Even so, it’s not enough to just warm up your muscles. They must also be stretched to avoid injury. Any reputable class or video will have both a warm up and a stretch incorporated into their routine; if you are on your own, and are unsure about what to stretch and how, Carol Dickman offers 21 different stretches on her website Stretch.com.

Don’t go for the burn.

The “burn” is for Jane Fonda and millions of other non-arthies; we have built-in burns that don’t need to get worse. If you are following an instructor, stay well below his/her pace; there will be time enough to catch up as you build up your strength. In fact, for the first few times, stay well below the level that feels challenging. This may seem frustrating, but it will help you prevent flares and muscle blowouts, which will ultimately help you attain the level that is best for you.

Cooling down.

Okay…everybody makes mistakes. Perhaps kickboxing wasn’t such a great idea. If the exercise you chose truly hurts you, by all means, stop—gradually. During any aerobic activity, blood is sent to the extremities and, of course, the heart rate is increased. If you stop suddenly without cooling down, it puts extra stress on the heart, causes the blood to pool in your legs and can lead to muscle stiffness and tenderness…and who needs that?

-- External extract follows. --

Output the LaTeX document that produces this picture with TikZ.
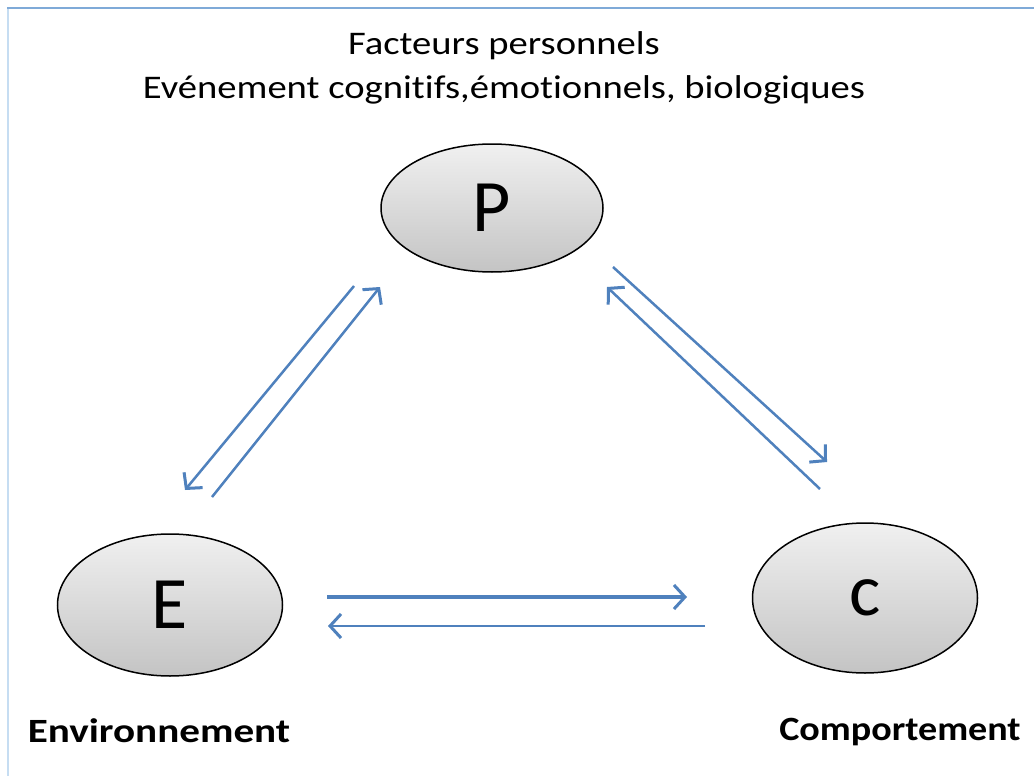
\documentclass[tikz,border=0pt]{standalone}
\usepackage{fontspec}
\setmainfont{Carlito}[Ligatures=NoCommon]
\usetikzlibrary{arrows.meta,shapes.geometric}
\definecolor{arrowblue}{HTML}{4F81BD}
\definecolor{frametop}{HTML}{7FAAD8}
\definecolor{frameleft}{HTML}{C6DDF2}
\definecolor{ellbot}{HTML}{C4C4C4}
\definecolor{elltop}{HTML}{F0F0F0}
\tikzset{
  factor/.style={ellipse, draw=black, line width=1.5pt, top color=elltop, bottom color=ellbot,
    inner sep=0pt, font=\fontsize{74}{80}\selectfont},
  link/.style={draw=arrowblue, line width=3.2pt, -{Straight Barb[length=11pt,width=24pt,line width=3pt]}},
  thinlink/.style={draw=arrowblue, line width=2.5pt, -{Straight Barb[length=11pt,width=24pt,line width=3pt]}},
  caption/.style={font=\fontsize{34}{40}\selectfont\bfseries, inner sep=0pt},
  title/.style={font=\fontsize{33}{44}\selectfont, align=center, inner sep=0pt}
}
\begin{document}
\begin{tikzpicture}[x=1pt,y=-1pt]
\useasboundingbox (0,0) rectangle (1034,776);
\fill[white] (0,0) rectangle (1034,776);
% frame
\draw[frameleft, line width=2.5pt] (8,8) -- (8,776);
\draw[frametop, line width=2.5pt] (7,8) -- (1034,8);
% title
\node[title] (t) at (504,68) {\scalebox{1.17}[1]{Facteurs personnels}\\\scalebox{1.17}[1]{Evénement cognitifs,émotionnels, biologiques}};
% ellipses
\node[factor, minimum width=222pt, minimum height=128pt] (P) at (492,208) {P};
\node[factor, minimum width=225pt, minimum height=142pt] (E) at (170,605) {E};
\node[factor, minimum width=225pt, minimum height=150pt] (C) at (865,598) {\raisebox{-8pt}{c}};
% captions
\node[caption] (envl) at (159,731) {\scalebox{1.21}[1]{Environnement}};
\node[caption] (coml) at (900,732) {\scalebox{1.12}[1]{Comportement}};
% arrow end points
\coordinate (a1) at (354,286);
\coordinate (a2) at (185,490);
\coordinate (b1) at (212,497);
\coordinate (b2) at (380,287);
\coordinate (c1) at (613,267);
\coordinate (c2) at (827,462);
\coordinate (d1) at (820,489);
\coordinate (d2) at (607,287);
\coordinate (e1) at (327,597);
\coordinate (e2) at (687,597);
\coordinate (f1) at (705,626);
\coordinate (f2) at (328,626);
\draw[thinlink] (a1) -- (a2);
\draw[thinlink] (b1) -- (b2);
\draw[thinlink] (c1) -- (c2);
\draw[thinlink] (d1) -- (d2);
\draw[link] (e1) -- (e2);
\draw[thinlink] (f1) -- (f2);
\end{tikzpicture}
\end{document}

Cooling down is much like warming up except that you are gradually slowing rather than quickening your pace. Walking in place or on the treadmill, taking a couple of slow laps in the pool, or even just lifting your knees to waist level until your heart rate normalizes are all ways of cooling down. By finishing up with a five-minute stretch, you further decrease your chances of next-day muscle aches.

Afterwards…
Hit the water.

Warm water seems to have restorative powers for arthritic folk. Five minutes in a Jacuzzi is heaven, but even a hot shower or bath is a nice way to finish up a workout and prevent stiffness. Make it a bubble bath and you’ve rewarded yourself for a job well done!

Schedule lightly.

The first few days of a new workout—or an increase in level—is not the time to finish all those chores that you’ve put off for a week. Keep the errands and housework to a minimum. Order out. Give your kids the car keys or teach them the fine art of walking. Until you know how your body is going to react, allow yourself time to recover.

Re-evaluate.

Remember: the next morning is Judgement Day.

Ease out of bed slowly and assess your level of stiffness and pain. Some increased stiffness and soreness should be expected, but if you are truly in pain then you need to re-assess your workout. Could you reduce the intensity or adapt some of the movements? Would it be possible to perform the same exercise at a slower pace or at half the duration? Chances are good that by adjusting the tempo or time, you will be able to continue your workout. If, however, you don’t feel that an adjustment is possible, then it’s time to look for a different way of exercising.

Fortunately or unfortunately, exercise is not an option for folks with RA. We must exercise regularly to protect our bodies from further degeneration. If care is taken, if we are ready and prepared to adapt, there are many types of exercise that are still open to us. And, whether or not you truly like exercise, when you work out, it feels as if you have broken a barrier…and isn’t feeling less limited, even by a small degree, worth all of the sweat and soreness?